Queries on large fact indexes cause high memory consumption and network load. This leads to non optimal performance.
Large fact indexes are normally split into parts and distributed over the blades of a BWA landscape. Now if a dimension index is joined against this fact index, the parts of these indexes first have to be transferred to one single blade so that the full dimension can be joined against the full fact index locally on this blade. This may cause high memory consumption on one blade and generates network load. The performance of the query may not be optimal.
The splitting of fact index and dimension index is not done randomly but in a smart way, optimized for joining the two indexes. This is called “Partitioning”. Joining a dimension index and a fact index means that the dimension index keys get related with those rows of the fact index that have the same values in the corresponding dimension column. So, partitioning a fact index by a given dimension means that:
- All rows of the fact index that have the same value for this dimension column go to one part index (on one blade).
- The dimension index is also split: in such a way that the rows that go to a certain blade have the same key values (=Dimension IDs ) as the rows of the fact index part on this blade.
With such a distribution of index rows it is possible to do the complete join of a fact and a dimension index by joining each part dimension index to the corresponding part fact index.
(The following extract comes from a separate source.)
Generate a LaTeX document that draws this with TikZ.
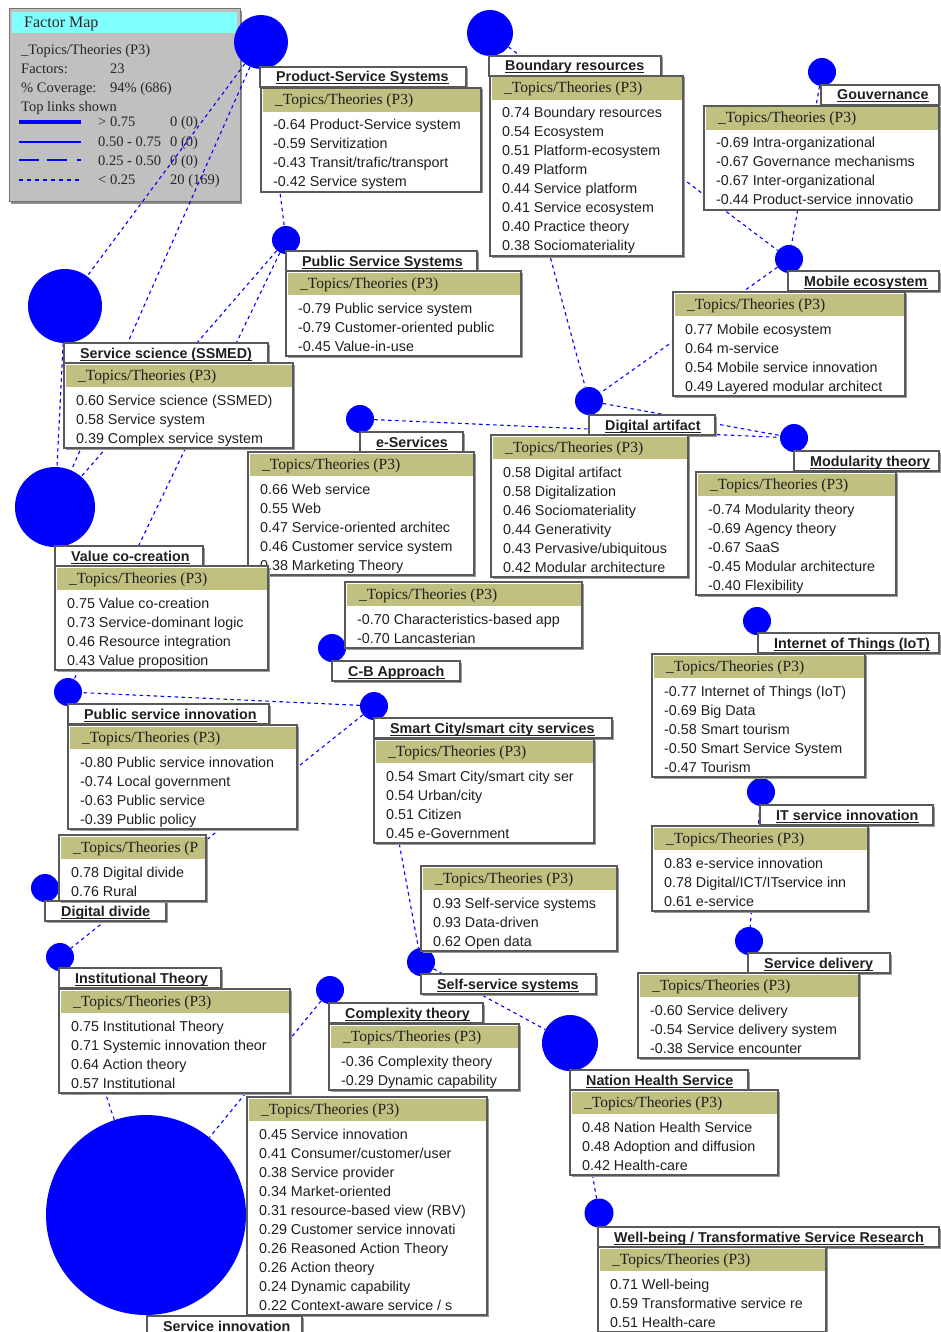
\documentclass[tikz,border=0pt]{standalone}
\usepackage{fontspec}
\setmainfont{Liberation Sans}
\newfontfamily\serifF{Liberation Serif}
\definecolor{hdr}{RGB}{192,192,128}
\definecolor{lgd}{RGB}{192,192,192}
\definecolor{lgdhead}{RGB}{128,255,255}
\definecolor{lnk}{RGB}{0,0,255}
\tikzset{
 fdot/.style={circle, fill=lnk, draw=none, inner sep=0pt, minimum size=#1},
 link/.style={draw=lnk, line width=1.1pt, dash pattern=on 3.5pt off 3.5pt},
 boxline/.style={draw=black!65, line width=1.2pt, fill=white},
 shadowbox/.style={fill=black!40, draw=none},
 itemtext/.style={font=\fontsize{14.3}{17}\selectfont, inner sep=0pt, anchor=base west, text=black!88},
 hdrtext/.style={font=\serifF\fontsize{15.5}{17}\selectfont, inner sep=0pt, anchor=base west, text=black!88},
 lbltext/.style={font=\bfseries\fontsize{14.3}{17}\selectfont, inner sep=0pt, anchor=base west, text=black!88},
 lgdtext/.style={font=\serifF\fontsize{14.5}{17}\selectfont, inner sep=0pt, anchor=base west, text=black!85},
}
% topic box: name, x1, y1, x2, n lines, header, items
\newcommand\tbox[7]{%
 \fill[shadowbox] (#2+1.5,#3+1.5) rectangle (#4+1.5,{#3+28+19*#5+1.5});
 \draw[boxline] (#2,#3) rectangle (#4,{#3+28+19*#5});
 \fill[hdr] (#2+1.5,#3+1.5) rectangle (#4-1.5,#3+24);
 \node[hdrtext] (#1-h) at (#2+14,#3+17) {#6};
 \foreach \itm [count=\i] in {#7} {\node[itemtext] (#1-\i) at (#2+12,{#3+42+19*(\i-1)}) {\itm};}
}
% label box: name, x1, y1, x2, text
\newcommand\lbox[5]{%
 \fill[shadowbox] (#2+1.5,#3+1.5) rectangle (#4+1.5,#3+21.5);
 \draw[boxline] (#2,#3) rectangle (#4,#3+20);
 \node[lbltext] (#1) at (#2+16,#3+15) {#5};
 \draw[line width=1pt, black!88] ([yshift=-2pt]#1.base west) -- ([yshift=-2pt]#1.base east);
}
\begin{document}
\begin{tikzpicture}[x=1pt,y=-1pt]
\useasboundingbox (0,0) rectangle (940,1332);
% legend
\fill[black!45] (11,11) rectangle (242,204);
\draw[draw=black!55, fill=lgd, line width=1pt] (9,9) rectangle (240,202);
\fill[lgdhead] (12,12) rectangle (237,33);
\node[lgdtext, font=\serifF\fontsize{16}{18}\selectfont] (lgT) at (24,28) {Factor Map};
\node[lgdtext] (lg1) at (21,55) {\_Topics/Theories (P3)};
\node[lgdtext] (lg2) at (21,74) {Factors:};
\node[lgdtext] (lg2v) at (110,74) {23};
\node[lgdtext] (lg3) at (21,93) {\% Coverage:};
\node[lgdtext] (lg3v) at (110,93) {94\% (686)};
\node[lgdtext] (lg4) at (21,112) {Top links shown};
\draw[lnk, line width=4pt] (19,122) -- (81,122);
\draw[lnk, line width=1.2pt] (19,142) -- (81,142);
\draw[lnk, line width=1.2pt, dash pattern=on 20pt off 8pt on 20pt off 10pt] (19,160) -- (81,160);
\draw[lnk, line width=1.1pt, dash pattern=on 4pt off 4pt] (19,180) -- (81,180);
\node[lgdtext] (lg5) at (98,127) {> 0.75};
\node[lgdtext] (lg5v) at (170,127) {0 (0)};
\node[lgdtext] (lg6) at (98,147) {0.50 - 0.75};
\node[lgdtext] (lg6v) at (170,147) {0 (0)};
\node[lgdtext] (lg7) at (98,166) {0.25 - 0.50};
\node[lgdtext] (lg7v) at (170,166) {0 (0)};
\node[lgdtext] (lg8) at (98,185) {< 0.25};
\node[lgdtext] (lg8v) at (170,185) {20 (169)};
% circles
\node[fdot=54pt] (cPSS) at (261,42) {};
\node[fdot=46pt] (cBR) at (490,33) {};
\node[fdot=28pt] (cGOV) at (822,72) {};
\node[fdot=28pt] (cMOB) at (789,259) {};
\node[fdot=28pt] (cPUB) at (286,240) {};
\node[fdot=74pt] (cSS) at (65,306) {};
\node[fdot=80pt] (cVCC) at (55,507) {};
\node[fdot=28pt] (cES) at (360,419) {};
\node[fdot=28pt] (cDA) at (589,401) {};
\node[fdot=28pt] (cMOD) at (794,438) {};
\node[fdot=28pt] (cCB) at (332,648) {};
\node[fdot=28pt] (cIOT) at (757,621) {};
\node[fdot=28pt] (cPSI) at (68,692) {};
\node[fdot=28pt] (cSC) at (374,706) {};
\node[fdot=28pt] (cIT) at (761,792) {};
\node[fdot=28pt] (cDD) at (45,888) {};
\node[fdot=28pt] (cSD) at (749,941) {};
\node[fdot=28pt] (cINS) at (60,957) {};
\node[fdot=28pt] (cSSS) at (421,962) {};
\node[fdot=28pt] (cCOM) at (330,990) {};
\node[fdot=56pt] (cNHS) at (570,1043) {};
\node[fdot=29pt] (cWB) at (599,1213) {};
\node[fdot=200pt] (cSI) at (146,1215) {};
% links
\draw[link] (cPSS) -- (cSS);
\draw[link] (cPSS) -- (cVCC);
\draw[link] (cPSS) -- (cPUB);
\draw[link] (cBR) -- (cMOB);
\draw[link] (cGOV) -- (cMOB);
\draw[link] (cMOB) -- (cDA);
\draw[link] (cBR) -- (cDA);
\draw[link] (cDA) -- (cMOD);
\draw[link] (cES) -- (cMOD);
\draw[link] (cSS) -- (cVCC);
\draw[link] (cPUB) -- (cVCC);
\draw[link] (cPUB) -- (cPSI);
\draw[link] (cSC) -- (cPSI);
\draw[link] (cSC) -- (cINS);
\draw[link] (cSC) -- (cSSS);
\draw[link] (cSSS) -- (cNHS);
\draw[link] (cCOM) -- (cSI);
\draw[link] (cINS) -- (cSI);
\draw[link] (cIT) -- (cSD);
\draw[link] (cNHS) -- (cWB);
% boxes
\lbox{lPSS}{260}{67}{466}{Product-Service Systems}
\tbox{tPSS}{261}{88}{481}{4}{\_Topics/Theories (P3)}{-0.64 Product-Service system, -0.59 Servitization, -0.43 Transit/trafic/transport, -0.42 Service system}
\lbox{lBR}{489}{56}{661}{Boundary resources}
\tbox{tBR}{490}{76}{683}{8}{\_Topics/Theories (P3)}{0.74 Boundary resources, 0.54 Ecosystem, 0.51 Platform-ecosystem, 0.49 Platform, 0.44 Service platform, 0.41 Service ecosystem, 0.40 Practice theory, 0.38 Sociomateriality}
\lbox{lGOV}{821}{85}{939}{Gouvernance}
\tbox{tGOV}{704}{106}{939}{4}{\_Topics/Theories (P3)}{-0.69 Intra-organizational, -0.67 Governance mechanisms, -0.67 Inter-organizational, -0.44 Product-service innovatio}
\lbox{lMOB}{788}{271}{939}{Mobile ecosystem}
\tbox{tMOB}{673}{292}{905}{4}{\_Topics/Theories (P3)}{0.77 Mobile ecosystem, 0.64 m-service, 0.54 Mobile service innovation, 0.49 Layered modular architect}
\lbox{lPUB}{286}{251}{477}{Public Service Systems}
\tbox{tPUB}{286}{271}{521}{3}{\_Topics/Theories (P3)}{-0.79 Public service system, -0.79 Customer-oriented public, -0.45 Value-in-use}
\lbox{lSS}{64}{343}{268}{Service science (SSMED)}
\tbox{tSS}{64}{363}{293}{3}{\_Topics/Theories (P3)}{0.60 Service science (SSMED), 0.58 Service system, 0.39 Complex service system}
\lbox{lES}{360}{432}{463}{e-Services}
\tbox{tES}{248}{452}{474}{5}{\_Topics/Theories (P3)}{0.66 Web service, 0.55 Web, 0.47 Service-oriented architec, 0.46 Customer service system, 0.38 Marketing Theory}
\lbox{lVCC}{55}{546}{203}{Value co-creation}
\tbox{tVCC}{55}{566}{268}{4}{\_Topics/Theories (P3)}{0.75 Value co-creation, 0.73 Service-dominant logic, 0.46 Resource integration, 0.43 Value proposition}
\lbox{lDA}{589}{415}{715}{Digital artifact}
\tbox{tDA}{491}{435}{688}{6}{\_Topics/Theories (P3)}{0.58 Digital artifact, 0.58 Digitalization, 0.46 Sociomateriality, 0.44 Generativity, 0.43 Pervasive/ubiquitous, 0.42 Modular architecture}
\lbox{lMOD}{794}{451}{939}{Modularity theory}
\tbox{tMOD}{696}{472}{896}{5}{\_Topics/Theories (P3)}{-0.74 Modularity theory, -0.69 Agency theory, -0.67 SaaS, -0.45 Modular architecture, -0.40 Flexibility}
\lbox{lCB}{332}{661}{460}{C-B Approach}
\tbox{tCB}{345}{582}{582}{2}{\_Topics/Theories (P3)}{-0.70 Characteristics-based app, -0.70 Lancasterian}
\lbox{lIOT}{758}{633}{939}{Internet of Things (IoT)}
\tbox{tIOT}{652}{654}{865}{5}{\_Topics/Theories (P3)}{-0.77 Internet of Things (IoT), -0.69 Big Data, -0.58 Smart tourism, -0.50 Smart Service System, -0.47 Tourism}
\lbox{lPSI}{68}{704}{269}{Public service innovation}
\tbox{tPSI}{68}{725}{297}{4}{\_Topics/Theories (P3)}{-0.80 Public service innovation, -0.74 Local government, -0.63 Public service, -0.39 Public policy}
\lbox{lSC}{374}{718}{612}{Smart City/smart city services}
\tbox{tSC}{374}{739}{594}{4}{\_Topics/Theories (P3)}{0.54 Smart City/smart city ser, 0.54 Urban/city, 0.51 Citizen, 0.45 e-Government}
\lbox{lIT}{760}{805}{933}{IT service innovation}
\tbox{tIT}{652}{826}{868}{3}{\_Topics/Theories (P3)}{0.83 e-service innovation, 0.78 Digital/ICT/ITservice inn, 0.61 e-service}
\lbox{lDD}{45}{901}{166}{Digital divide}
\tbox{tDD}{59}{835}{206}{2}{\_Topics/Theories (P}{0.78 Digital divide, 0.76 Rural}
\lbox{lSD}{748}{953}{890}{Service delivery}
\tbox{tSD}{638}{973}{859}{3}{\_Topics/Theories (P3)}{-0.60 Service delivery, -0.54 Service delivery system, -0.38 Service encounter}
\lbox{lINS}{59}{968}{221}{Institutional Theory}
\tbox{tINS}{59}{989}{290}{4}{\_Topics/Theories (P3)}{0.75 Institutional Theory, 0.71 Systemic innovation theor, 0.64 Action theory, 0.57 Institutional}
\tbox{tSSS}{421}{866}{617}{3}{\_Topics/Theories (P3)}{0.93 Self-service systems, 0.93 Data-driven, 0.62 Open data}
\lbox{lSSS}{421}{974}{596}{Self-service systems}
\lbox{lCOM}{329}{1003}{483}{Complexity theory}
\tbox{tCOM}{329}{1024}{519}{2}{\_Topics/Theories (P3)}{-0.36 Complexity theory, -0.29 Dynamic capability}
\lbox{lNHS}{570}{1070}{748}{Nation Health Service}
\tbox{tNHS}{570}{1090}{778}{3}{\_Topics/Theories (P3)}{0.48 Nation Health Service, 0.48 Adoption and diffusion, 0.42 Health-care}
\lbox{lWB}{598}{1227}{939}{Well-being / Transformative Service Research}
\tbox{tWB}{598}{1247}{826}{3}{\_Topics/Theories (P3)}{0.71 Well-being, 0.59 Transformative service re, 0.51 Health-care}
\tbox{tSI}{247}{1097}{487}{10}{\_Topics/Theories (P3)}{0.45 Service innovation, 0.41 Consumer/customer/user, 0.38 Service provider, 0.34 Market-oriented, 0.31 resource-based view (RBV), 0.29 Customer service innovati, 0.26 Reasoned Action Theory, 0.26 Action theory, 0.24 Dynamic capability, 0.22 Context-aware service / s}
\lbox{lSI}{147}{1316}{302}{Service innovation}
\end{tikzpicture}
\end{document}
These part-joins can be done locally on each blade. The high memory and network load can get avoided, the query performance is improved.
Setting the partitioning manually
With the standard settings, a fact index will be split if it exceeds the size given in the Standalone TREXAdmin tool (“Landscape” -> “Configuration”, tab “Index”).
For large indexes there is an automatic partitioning with regards to the largest dimension. This dimension index will also be split, so that the values in the parts of fact and dimension indexes match on each blade. (Like described above.)
This setup fits for most situations.
Note 1242217 describes how the partitioning can be set manually. Another dimension (not the biggest!) can be selected and the fact index will be partitioned by this other dimension. However, please note: The corresponding dimension index will be split and partitioned only if it is bigger than the split threshold set in the Standalone TREXAdmin tool. Before the partitioning of a fact index, this InfoProviders indexes should first get deleted (in transaction RSDDV). Then the entries in RSDDTREXADMIN should be set and then the InfoProvider should get indexed again.
In very special cases, please consult note 1313260 for more detailed settings.
When should a fact table get partitioned?
There are no strict rules for partitioning, however the following guidelines can help:
- For most cases, the standard settings should not be changed. This means partitioning by the largest dimension.
- If there is no (or no critical) query that uses the largest dimension table, then partitioning by this dimension will bring no benefit. In this case, the second largest dimension index can be used for partitioning. A query uses a dimension if there are selections (filters) or drill downs that use characteristics from this dimension. In doubt, please consult your BW administrator.
- A dimension may be a Line-Item dimension (also known as Flat Dimension), then the dimension only holds one single characteristic. In this case, key in the fact index is directly the SID of this characteristic. If this single SID table is very large, the fact index can get directly partitioned according to the SID index. For details see here.
- In case of doubts we recommend just to try different ways of partitioning. No permanent damage can be done by setting an inappropriate partition attribute. The execution of some queries may become slower or in the worst case they become temporarily un-executable. But: All bad effects can always be removed by just un-doing the settings and re-indexing the InfoProvider!
- Partitioning means that the location on the blades for every data-row will be determined by the value of the partitioning column. This means a fact index can never be partitioned by two dimensions.
- If a fact index is partitioned by one dimension, the value distribution according to another dimension is random. However, this can never make the performance for other characteristics worse, since no partitioning at all also means random distribution.
- Partitioning of a split table leads to a specific distribution of the rows to the parts. But the number of rows in each part (i.e. the load on each blade) will not change. There is no danger of un-balanced load to the blades.
Exception: Over time, when more data gets loaded into an index, the load distribution can get unbalanced. Then the index should be re-build in order to ensure even distribution.